The Resistance consisted of Rocco and Gadfly, with a visitation by Kazz and Spyral.
Amazingly, the old-school core components of the Way of the Master evangelical group made it out! The preacher crew turned out to be Al, Jeremiah, Richard, and one other new individual of unknown disposition. This created an unexpected reunion of evangelical preachers who haven’t been out in a very long time. It’s been several months since either Richard or Jeremiah have been seen by the Resistance. Much to the amusement of all, Jeremiah took the stand later in the night and delivered his usual speeches—the rest didn’t really spend much time on their amps for the time people were out there to listen.
The notable event of the night didn’t involve the street preachers at all; although the night did end with Rocco and Gadfly with Jeremiah in front of the Brickyard.

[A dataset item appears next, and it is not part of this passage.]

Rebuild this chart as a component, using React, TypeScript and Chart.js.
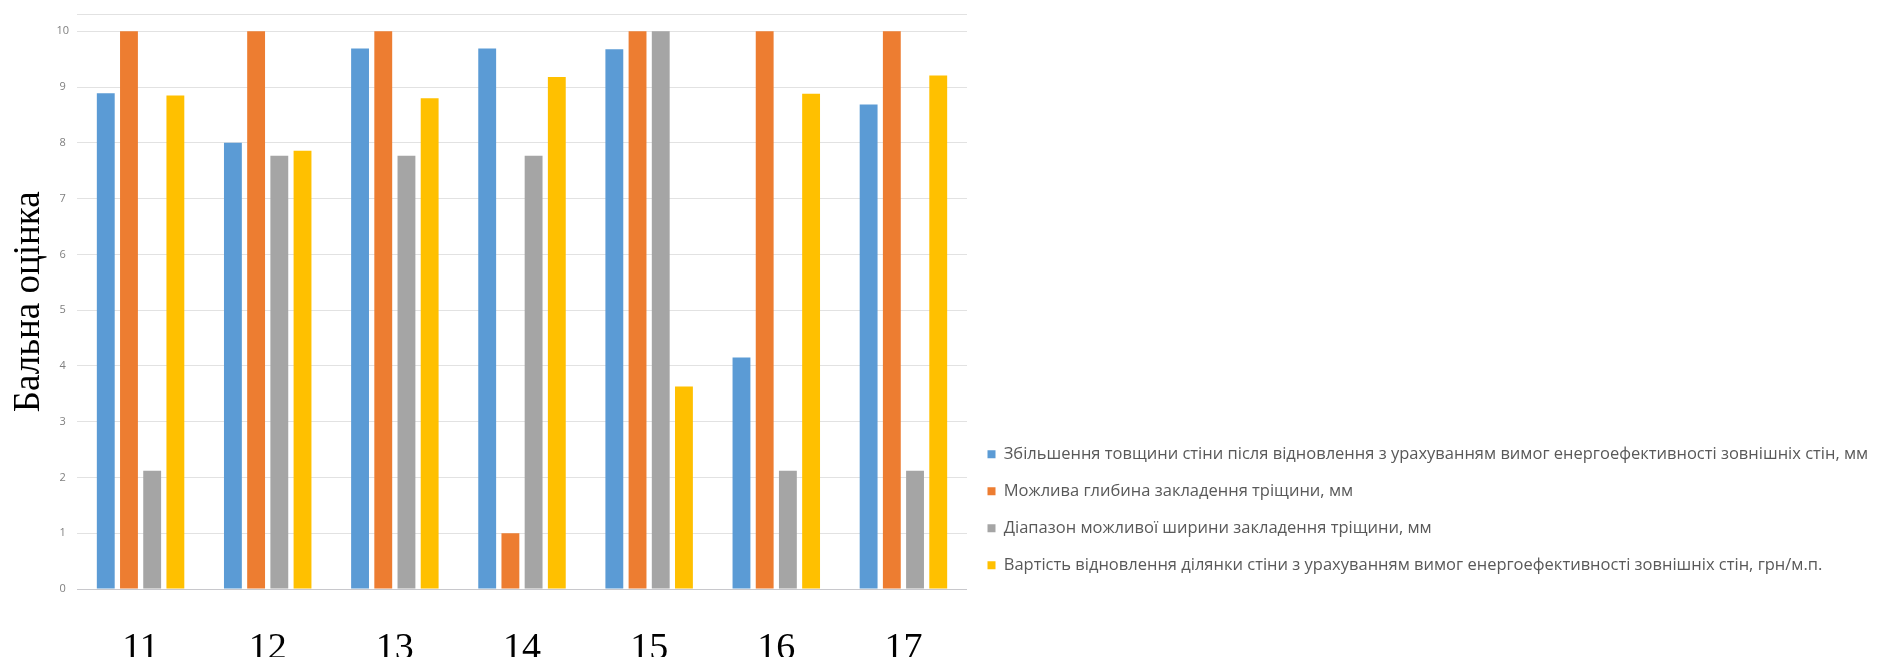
import React, { useEffect, useRef } from "react";
import { Chart, registerables } from "chart.js";

Chart.register(...registerables);

const CATEGORIES = ["11", "12", "13", "14", "15", "16", "17"];

const SERIES_NAMES = [
  "Збільшення товщини стіни після відновлення з урахуванням вимог енергоефективності зовнішніх стін, мм",
  "Можлива глибина закладення тріщини, мм",
  "Діапазон можливої ширини закладення тріщини, мм",
  "Вартість відновлення ділянки стіни з урахуванням вимог енергоефективності зовнішніх стін, грн/м.п.",
];

const WALL_THICKNESS = [8.89, 8.0, 9.69, 9.69, 9.68, 4.15, 8.69];
const CRACK_DEPTH = [10, 10, 10, 1.0, 10, 10, 10];
const CRACK_WIDTH = [2.12, 7.77, 7.77, 7.77, 10, 2.12, 2.12];
const RESTORE_COST = [8.85, 7.86, 8.8, 9.18, 3.63, 8.88, 9.21];

const Y_TICKS = [0, 1, 2, 3, 4, 5, 6, 7, 8, 9, 10];
const Y_MAX = 10.3;
const Y_TITLE = "Бальна оцінка";

const COLORS = ["#5B9BD5", "#ED7D31", "#A5A5A5", "#FFC000"];

const LEGEND_WIDTH = 923;
const LEGEND_SHIFT = 5;

const legendLayoutPlugin = {
  id: "legendLayout",
  beforeLayout(chart: any) {
    const lg: any = chart.legend;
    if (lg && !lg.__patched) {
      const orig = lg.fit;
      lg.fit = function () {
        orig.call(this);
        this.width = LEGEND_WIDTH;
      };
      lg.__patched = true;
    }
  },
  afterLayout(chart: any) {
    const lg: any = chart.legend;
    if (lg) {
      lg.top += LEGEND_SHIFT;
      lg.bottom += LEGEND_SHIFT;
    }
  },
};

export default function App() {
  const canvasRef = useRef<HTMLCanvasElement | null>(null);

  useEffect(() => {
    if (!canvasRef.current) return;
    const seriesValues = [WALL_THICKNESS, CRACK_DEPTH, CRACK_WIDTH, RESTORE_COST];
    const chart = new Chart(canvasRef.current, {
      type: "bar",
      data: {
        labels: CATEGORIES,
        datasets: seriesValues.map((vals, i) => ({
          label: SERIES_NAMES[i],
          data: vals,
          backgroundColor: COLORS[i],
          borderWidth: 0,
          barPercentage: 0.77,
          categoryPercentage: 0.73,
        })),
      },
      plugins: [legendLayoutPlugin],
      options: {
        animation: false,
        responsive: true,
        maintainAspectRatio: false,
        layout: { padding: { top: 11, right: 0, left: 0, bottom: 0 } },
        plugins: {
          tooltip: { enabled: false },
          legend: {
            position: "right",
            align: "end",
            fullSize: false,
            labels: {
              boxWidth: 8,
              boxHeight: 8,
              padding: 20.5,
              color: "#595959",
              font: { family: "'Open Sans', sans-serif", size: 16.5 },
            },
          },
        },
        scales: {
          x: {
            grid: { display: false },
            border: { display: false },
            ticks: {
              color: "#000000",
              padding: 29,
              maxRotation: 0,
              autoSkip: false,
              font: { family: "'Liberation Serif', 'Times New Roman', serif", size: 38 },
            },
            afterFit: (scale: any) => {
              scale.height = 68;
            },
          },
          y: {
            min: 0,
            max: Y_MAX,
            border: { display: false },
            grid: {
              drawTicks: false,
              color: (ctx: any) => (ctx.tick && ctx.tick.value === 0 ? "#c8c8cc" : "#e2e2e2"),
              lineWidth: 1,
            },
            afterBuildTicks: (axis: any) => {
              axis.ticks = [...Y_TICKS.map((v) => ({ value: v })), { value: Y_MAX }];
            },
            ticks: {
              color: "#7f7f7f",
              padding: 8,
              crossAlign: "center",
              font: { family: "'Open Sans', sans-serif", size: 11 },
              callback: (v: any) => (Y_TICKS.includes(Number(v)) ? String(v) : ""),
            },
            title: {
              display: true,
              text: Y_TITLE,
              color: "#000000",
              padding: { top: 7, bottom: 0 },
              font: { family: "'Liberation Serif', 'Times New Roman', serif", size: 37 },
            },
            afterFit: (scale: any) => {
              scale.width = 77;
            },
          },
        },
      },
    });
    return () => chart.destroy();
  }, []);

  return (
    <div style={{ position: "absolute", left: 0, top: 0, width: 1890, height: 657, background: "#ffffff" }}>
      <canvas ref={canvasRef} />
    </div>
  );
}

It is reported that, earlier in the night, an itinerant busker took exception to one of Gadfly’s signs, set down his guitar, took it from her, tore it in half, and smacked her across the face with it. The sign in question was a rendering of the “BUTTSEX 4 JESUS” whiteboard-and-black-marker that originated at the protest against Brother Jed. He says that hitting her with the sign wasn’t intentional. This particular busker—an itinerant man, with a guitar, sporting a heavy, rounded dark beard of about an inch, usually sits between Hippy Cove and the Mill Avenue Jewelry store—has been on the Ave for possibly a little over a month. I haven’t gotten his name yet but I’ve spoken to him a few times about his guitar playing.
The evening wound down with Rocco preaching the gospel of the “Cookie-dough Dragon” at Jeremiah—and he even threw in some of his own criticism of contemporary Christian mythology and doctrine based on interpretations of their holy text, the Bible. I will try to paraphrase Rocco’s claim as I understood it:
The argument seemed to revolve around a prophecy from the Old Testament of the Bible which included a mortal patrilineal lineage for their messiah deity, Jesus. An event that wouldn’t make sense if the virgin birth also occurred, because therefore mortal Jesus would have no mortal father and therefore no possible patrilineal line to speak of.
FURTHER RESOURCES
- Gadfly herself has a narrative about what happened the night of Saturday, March 28th on her blog that I invite everyone to check out.
It’s a shame that homeless bastard ripped the “Buttsex for Jesus poster”.
It’s all part of the Mill Ave experience. Definitely an unexpected outcome, but the sign itself wasn’t that expensive of a make. Certainly, it’ll resurrect, I’m sure — only adding to the controversy that it generates.